--- start of Collected data ---
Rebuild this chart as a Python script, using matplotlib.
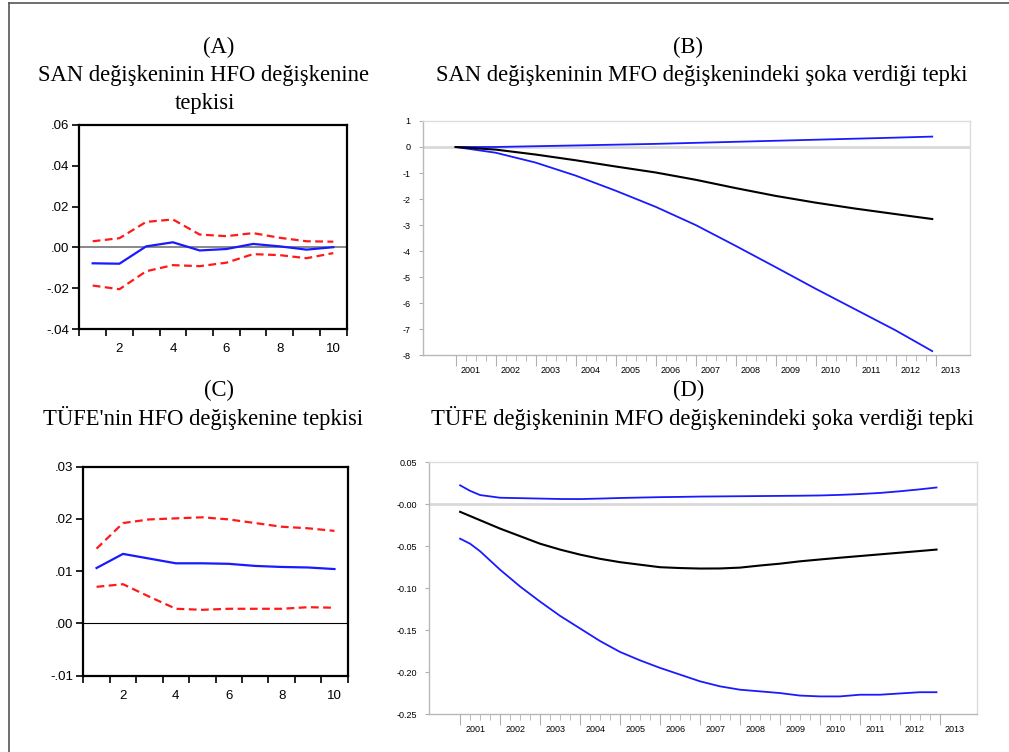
import numpy as np
import matplotlib.pyplot as plt
from matplotlib.lines import Line2D

# (A) SAN -> HFO, periods 1..10
periods = [1, 2, 3, 4, 5, 6, 7, 8, 9, 10]
a_resp = [-0.0078, -0.0080, 0.0005, 0.0025, -0.0015, -0.0008, 0.0017, 0.0005, -0.0011, 0.0001]
a_up = [0.0030, 0.0045, 0.0125, 0.0137, 0.0063, 0.0055, 0.0070, 0.0047, 0.0030, 0.0028]
a_lo = [-0.0187, -0.0205, -0.0117, -0.0087, -0.0092, -0.0075, -0.0033, -0.0038, -0.0053, -0.0028]

# (C) TUFE -> HFO
c_resp = [0.0106, 0.0133, 0.0124, 0.0115, 0.0115, 0.0114, 0.0110, 0.0108, 0.0107, 0.0104]
c_up = [0.0143, 0.0192, 0.0199, 0.0201, 0.0203, 0.0199, 0.0192, 0.0185, 0.0182, 0.0177]
c_lo = [0.0070, 0.0075, 0.0051, 0.0028, 0.0026, 0.0028, 0.0028, 0.0028, 0.0031, 0.0030]

# (B) SAN -> MFO shock, months since 2001-01
b_months = [0, 12, 24, 36, 48, 60, 72, 84, 96, 108, 120, 132, 143]
b_resp = [0.0, -0.10, -0.29, -0.51, -0.75, -0.98, -1.26, -1.58, -1.88, -2.14, -2.37, -2.58, -2.77]
b_up = [0.0, 0.0, 0.03, 0.06, 0.09, 0.12, 0.16, 0.20, 0.24, 0.28, 0.32, 0.36, 0.40]
b_lo = [0.0, -0.22, -0.60, -1.10, -1.68, -2.30, -3.00, -3.80, -4.62, -5.45, -6.25, -7.05, -7.85]

# (D) TUFE -> MFO shock
d_months = [0, 3, 6, 12, 18, 24, 30, 36, 42, 48, 54, 60, 66, 72, 78, 84, 90, 96,
            102, 108, 114, 120, 126, 132, 138, 143]
d_resp = [-0.009, -0.014, -0.019, -0.029, -0.038, -0.047, -0.054, -0.060, -0.065, -0.069,
          -0.072, -0.075, -0.076, -0.0766, -0.0765, -0.0755, -0.073, -0.0708, -0.068, -0.0658,
          -0.0637, -0.0617, -0.0597, -0.0577, -0.0557, -0.054]
d_up = [0.0226, 0.016, 0.011, 0.0078, 0.0073, 0.0068, 0.0063, 0.0062, 0.0068, 0.0075,
        0.0080, 0.0085, 0.0088, 0.0092, 0.0094, 0.0096, 0.0098, 0.0100, 0.0102, 0.0105,
        0.0112, 0.0122, 0.0135, 0.0155, 0.0178, 0.0200]
d_lo = [-0.041, -0.047, -0.056, -0.078, -0.098, -0.116, -0.133, -0.148, -0.163, -0.176,
        -0.186, -0.195, -0.203, -0.211, -0.217, -0.221, -0.223, -0.225, -0.228, -0.229,
        -0.229, -0.227, -0.227, -0.2255, -0.224, -0.224]

years = list(range(2001, 2014))

BLUE = '#1a1aff'
RED = '#ff1a1a'

fig = plt.figure(figsize=(10.09, 7.52), dpi=100)

# outer frame (top + left only)
fig.add_artist(Line2D([9 / 1009, 9 / 1009], [0, 1 - 3 / 752], transform=fig.transFigure, color='#555555', lw=1.2))
fig.add_artist(Line2D([9 / 1009, 1], [1 - 3 / 752, 1 - 3 / 752], transform=fig.transFigure, color='#555555', lw=1.2))


def eviews_panel(ax, resp, up, lo, ylim, yticks, ylabels, zero_color, zero_lw):
    ax.axhline(0, color=zero_color, lw=zero_lw, zorder=1)
    ax.plot(periods, up, color=RED, lw=1.6, ls=(0, (3.5, 2)), zorder=2)
    ax.plot(periods, lo, color=RED, lw=1.6, ls=(0, (3.5, 2)), zorder=2)
    ax.plot(periods, resp, color=BLUE, lw=1.6, zorder=3)
    ax.set_xlim(0.5, 10.5)
    ax.set_ylim(*ylim)
    ax.set_yticks(yticks)
    ax.set_yticklabels(ylabels, fontsize=9.5, family='Liberation Sans')
    ax.set_xticks([2, 4, 6, 8, 10])
    ax.set_xticklabels(['2', '4', '6', '8', '10'], fontsize=9.5, family='Liberation Sans')
    ax.set_xticks(np.arange(0.5, 11, 1), minor=True)
    ax.tick_params(axis='x', which='major', length=0, pad=10)
    ax.tick_params(axis='x', which='minor', length=5, width=1.2, direction='out')
    ax.tick_params(axis='y', length=5, width=1.2, direction='out', pad=2)
    for s in ax.spines.values():
        s.set_linewidth(1.6)


def excel_panel(ax, months, resp, up, lo, ylim, yticks, ylabels, xlim):
    t = [2001 + m / 12 for m in months]
    ax.axhline(0, color='#d9d9d9', lw=2, zorder=1)
    ax.plot(t, up, color=BLUE, lw=1.3, zorder=3)
    ax.plot(t, lo, color=BLUE, lw=1.3, zorder=3)
    ax.plot(t, resp, color='black', lw=1.5, zorder=3)
    ax.set_xlim(*xlim)
    ax.set_ylim(*ylim)
    ax.set_yticks(yticks)
    ax.set_yticklabels(ylabels, fontsize=6.5, family=['Liberation Sans Narrow', 'Liberation Sans'])
    ax.set_xticks(years)
    ax.set_xticklabels([])
    ax.set_xticks([y + q / 4 for y in years[:-1] for q in (1, 2, 3)], minor=True)
    ax.tick_params(axis='x', which='major', length=8, color='#b0b0b0', direction='out')
    ax.tick_params(axis='x', which='minor', length=4, color='#b0b0b0', direction='out')
    ax.tick_params(axis='y', length=3, color='#b0b0b0', direction='out', pad=6)
    for y in years:
        ax.text(y + 0.38, -0.045, str(y), transform=ax.get_xaxis_transform(), ha='center', va='top',
                fontsize=6.5, family=['Liberation Sans Narrow', 'Liberation Sans'])
    ax.spines['left'].set_color('#b8b8b8')
    ax.spines['bottom'].set_color('#b8b8b8')
    ax.spines['top'].set_color('#dcdcdc')
    ax.spines['right'].set_color('#dcdcdc')
    for s in ax.spines.values():
        s.set_linewidth(1.0)


axA = fig.add_axes([0.0786, 0.5625, 0.265, 0.2713])
eviews_panel(axA, a_resp, a_up, a_lo, (-0.04, 0.06), [-0.04, -0.02, 0, 0.02, 0.04, 0.06],
             ['-.04', '-.02', '.00', '.02', '.04', '.06'], '#888888', 1.4)

axC = fig.add_axes([0.0826, 0.1015, 0.262, 0.278])
eviews_panel(axC, c_resp, c_up, c_lo, (-0.01, 0.03), [-0.01, 0, 0.01, 0.02, 0.03],
             ['-.01', '.00', '.01', '.02', '.03'], 'black', 0.8)

axB = fig.add_axes([0.4195, 0.5279, 0.5418, 0.3112])
excel_panel(axB, b_months, b_resp, b_up, b_lo, (-8, 1), list(range(-8, 2)),
            [str(v) for v in range(-8, 2)], (2000.19, 2013.86))

axD = fig.add_axes([0.4255, 0.0505, 0.5428, 0.3347])
excel_panel(axD, d_months, d_resp, d_up, d_lo, (-0.25, 0.05),
            [-0.25, -0.20, -0.15, -0.10, -0.05, 0.0, 0.05],
            ['-0.25', '-0.20', '-0.15', '-0.10', '-0.05', '-0.00', '0.05'], (2000.23, 2013.93))

# titles
tkw = dict(fontsize=16.3, family='Liberation Serif', ha='center', va='center')
fig.text(219 / 1009, 1 - 47 / 752, '(A)', **tkw)
fig.text(204 / 1009, 1 - 75 / 752, 'SAN değişkeninin HFO değişkenine', **tkw)
fig.text(205 / 1009, 1 - 103 / 752, 'tepkisi', **tkw)
fig.text(688 / 1009, 1 - 47 / 752, '(B)', **tkw)
fig.text(702 / 1009, 1 - 75 / 752, 'SAN değişkeninin MFO değişkenindeki şoka verdiği tepki', **tkw)
fig.text(219 / 1009, 1 - 390 / 752, '(C)', **tkw)
fig.text(203 / 1009, 1 - 418 / 752, "TÜFE'nin HFO değişkenine tepkisi", **tkw)
fig.text(689 / 1009, 1 - 390 / 752, '(D)', **tkw)
fig.text(702 / 1009, 1 - 418 / 752, 'TÜFE değişkeninin MFO değişkenindeki şoka verdiği tepki', **tkw)

fig.savefig('out.png', dpi=100)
--- end of Collected data ---
Go from the first line of the data above to the line containing "from matplotlib.lines import Line2D" and retype exactly those lines, both included, but none of the pictures.

_Exercise output_.
Rebuild this chart as a Python script, using matplotlib.
import numpy as np
import matplotlib.pyplot as plt
from matplotlib.lines import Line2D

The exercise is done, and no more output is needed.